Because the interest in land which was transferred was the fee simple itself, the RSL’s rights under cl 29 of the lease do not have that type of connection and cannot be so characterised. Rights which touch and concern the land could be regarded as normally incident to the transfer of a fee simple interest in land. But, for reasons already expressed, the transferor’s rights under cl 29 were personal rights owed by the registered lessee to the transferor personally and because of the particular identity of the transferor. They did not touch and concern the land. And it is the personal nature of those rights which suggests they cannot be regarded as intimately connected with the fee simple interest in land which was the subject of the transfer.
- [48]Here, based on the same reasoning, the applicant’s rights under the lease were personal rights owed by the respondent to the applicant. They did not touch or concern the property.

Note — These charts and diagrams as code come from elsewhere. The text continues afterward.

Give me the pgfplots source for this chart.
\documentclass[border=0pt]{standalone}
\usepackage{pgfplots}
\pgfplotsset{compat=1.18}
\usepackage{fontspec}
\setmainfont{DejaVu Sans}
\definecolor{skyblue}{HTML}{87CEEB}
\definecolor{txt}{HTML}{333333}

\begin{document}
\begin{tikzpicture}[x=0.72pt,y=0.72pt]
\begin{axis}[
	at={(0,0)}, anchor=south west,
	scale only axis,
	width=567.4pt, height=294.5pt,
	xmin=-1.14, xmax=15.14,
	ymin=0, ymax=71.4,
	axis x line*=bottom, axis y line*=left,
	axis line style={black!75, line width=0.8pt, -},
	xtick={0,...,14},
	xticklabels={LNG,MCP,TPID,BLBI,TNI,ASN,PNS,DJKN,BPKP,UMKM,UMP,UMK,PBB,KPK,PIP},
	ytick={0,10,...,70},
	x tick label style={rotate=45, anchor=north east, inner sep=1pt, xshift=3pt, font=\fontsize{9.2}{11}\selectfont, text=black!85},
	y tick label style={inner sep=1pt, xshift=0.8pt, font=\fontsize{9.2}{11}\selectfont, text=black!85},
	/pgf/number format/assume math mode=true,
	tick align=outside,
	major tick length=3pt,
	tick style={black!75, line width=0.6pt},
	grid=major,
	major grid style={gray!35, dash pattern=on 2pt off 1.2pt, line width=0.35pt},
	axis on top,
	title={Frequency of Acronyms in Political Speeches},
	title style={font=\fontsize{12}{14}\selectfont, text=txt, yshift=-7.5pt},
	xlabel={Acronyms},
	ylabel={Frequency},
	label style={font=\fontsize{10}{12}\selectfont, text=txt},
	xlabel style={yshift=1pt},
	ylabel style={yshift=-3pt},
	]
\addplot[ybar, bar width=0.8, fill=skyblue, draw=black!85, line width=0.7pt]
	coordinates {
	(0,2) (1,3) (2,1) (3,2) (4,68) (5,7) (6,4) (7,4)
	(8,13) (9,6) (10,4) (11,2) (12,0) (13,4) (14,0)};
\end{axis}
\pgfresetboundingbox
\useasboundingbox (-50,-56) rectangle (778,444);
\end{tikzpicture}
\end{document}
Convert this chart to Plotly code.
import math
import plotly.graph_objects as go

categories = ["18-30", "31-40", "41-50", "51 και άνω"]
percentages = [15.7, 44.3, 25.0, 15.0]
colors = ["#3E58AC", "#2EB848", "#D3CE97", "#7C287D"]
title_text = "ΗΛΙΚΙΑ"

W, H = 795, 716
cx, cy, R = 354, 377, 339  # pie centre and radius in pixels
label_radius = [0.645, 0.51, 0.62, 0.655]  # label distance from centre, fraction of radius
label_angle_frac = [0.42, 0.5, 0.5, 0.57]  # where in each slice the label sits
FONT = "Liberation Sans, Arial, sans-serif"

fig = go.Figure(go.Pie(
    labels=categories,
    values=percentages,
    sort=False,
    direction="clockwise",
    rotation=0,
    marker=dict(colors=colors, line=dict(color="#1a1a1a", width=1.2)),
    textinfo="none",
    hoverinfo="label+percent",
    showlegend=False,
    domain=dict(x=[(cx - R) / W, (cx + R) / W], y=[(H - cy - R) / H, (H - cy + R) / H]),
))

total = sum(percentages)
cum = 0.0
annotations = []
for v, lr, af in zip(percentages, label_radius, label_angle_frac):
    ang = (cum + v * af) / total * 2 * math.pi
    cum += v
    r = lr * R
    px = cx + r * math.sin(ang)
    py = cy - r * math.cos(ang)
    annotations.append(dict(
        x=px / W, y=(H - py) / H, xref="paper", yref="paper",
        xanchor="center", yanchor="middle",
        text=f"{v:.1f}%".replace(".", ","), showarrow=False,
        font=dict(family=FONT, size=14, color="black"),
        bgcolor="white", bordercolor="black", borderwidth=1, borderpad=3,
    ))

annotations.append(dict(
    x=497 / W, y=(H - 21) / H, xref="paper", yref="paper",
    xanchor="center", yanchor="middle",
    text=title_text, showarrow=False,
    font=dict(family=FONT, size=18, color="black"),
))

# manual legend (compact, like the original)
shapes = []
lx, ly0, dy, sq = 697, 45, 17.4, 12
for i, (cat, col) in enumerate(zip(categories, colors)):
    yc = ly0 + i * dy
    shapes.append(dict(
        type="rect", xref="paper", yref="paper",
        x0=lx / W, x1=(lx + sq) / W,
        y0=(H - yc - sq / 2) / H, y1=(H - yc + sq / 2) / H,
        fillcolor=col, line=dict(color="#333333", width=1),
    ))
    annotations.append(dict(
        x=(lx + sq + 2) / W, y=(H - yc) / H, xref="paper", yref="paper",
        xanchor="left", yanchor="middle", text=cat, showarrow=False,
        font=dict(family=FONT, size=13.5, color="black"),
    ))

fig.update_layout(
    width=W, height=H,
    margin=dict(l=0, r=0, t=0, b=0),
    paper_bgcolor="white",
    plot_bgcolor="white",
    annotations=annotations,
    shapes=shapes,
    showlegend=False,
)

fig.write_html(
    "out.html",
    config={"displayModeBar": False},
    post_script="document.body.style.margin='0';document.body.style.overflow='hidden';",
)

- [49]The applicant is entitled to an order for the outstanding outgoings.
Interest
- [50]The applicant claims interest on the unpaid outgoing. The amount claimed is $319.10. It is claimed at the rate of 9% per annum from 1 July 2023 to 31 October 2023.
- [51]Awarding interest for minor civil disputes is provided for in section 14 of the Queensland Civil and Administrative Tribunal Act 2009 (Qld) (QCAT Act). Relevantly, the section provides:
- (1)This section applies in relation to a minor civil dispute involving a claim to recover a debt or liquidated demand of money.
- (2)However, this section does not apply in relation to a minor civil dispute involving a claim to recover a debt or liquidated demand of money on which interest is payable as of right whether because of an agreement or otherwise.
- (3)The tribunal may order that there be included in the amount payable under the tribunal’s order under section 13 for the dispute interest at the rate the tribunal considers appropriate:
- (a)for all or part of the amount; and
- (b)for all or part of the period between the date when the dispute arose and the date the tribunal made its order under section 13.
- (4)...
- [52]Here, the lease of warehouse 1 provides for the payment of interest. Clause 5.3 of the schedule to the lease, to the extent relevant, is in the following terms:
- (a)The Lessee and the Guarantor must pay interest on each amount that is not paid when due, from (and including) the day on which it falls due to (but excluding) the day on which it is paid in full, at the rate calculated in accordance with Clause 5.3(b). This interest must be paid on demand.
- (b)Interest on an unpaid amount accrues each day calculated at a rate of 2% above rate that would be charged to the Lessor by the Lessor’s bank for borrowing same amount, and is capitalised (if not paid) every thirty days.
- (c)…
- [53]The Tribunal is without evidence of the rate that would be charged to the applicant by the applicant’s bank for borrowing the unpaid outgoing. In the circumstances, the claim is disallowed.
Filing and service fees.
- [54]The Tribunal, for section 102 of the QCAT Act, may award the prescribed fee for filing an application and service fee at the rate of the prescribed bailiff fee.[12] In my opinion, it is appropriate the applicant be awarded the filing fee on the application. The claim for the fee will be allowed.
- [55]The service fee claimed is the bailiff fee for service of the application and accompanying documents. The Tribunal is without evidence of payment of the fee.
- [56]Further, and in any case, it appears from the affidavit of service filed in the Tribunal on 9 November 2023 the application and accompanying documents were served on the respondent by Mr Hudson, not a bailiff. The respondent being a company, they could have been served by mail.
- [57]The service fee will not be allowed.
Decision
- [58]The decision of the Tribunal is that the respondent pay to the applicant $14,456.65 within 21 days of this order. The sum awarded is the total of the claim for outgoings, $14,077.15, and the fee on filing the application, $379.50.
Footnotes
[1] [2022] QSC 217.
[2] [2023] QCA 146.
[3] [2022] QCA 217, at [39].
[4] [2022] QCA 217, at [42].
[5] [2022] QCA 217, at [45].
[6] [2022] QCA 217, at [48].
[7] (1910) 11 CLR 723.
[8] (2007) 235 CLR 81.
[9] [2022] QCA 217, at [60].
[10] [2022] QCA 217, at [62].
[11] [2022] QCA 217, at [71].
[12] Queensland Civil and Administrative Tribunal Rules 2009 (Qld), r 84(1).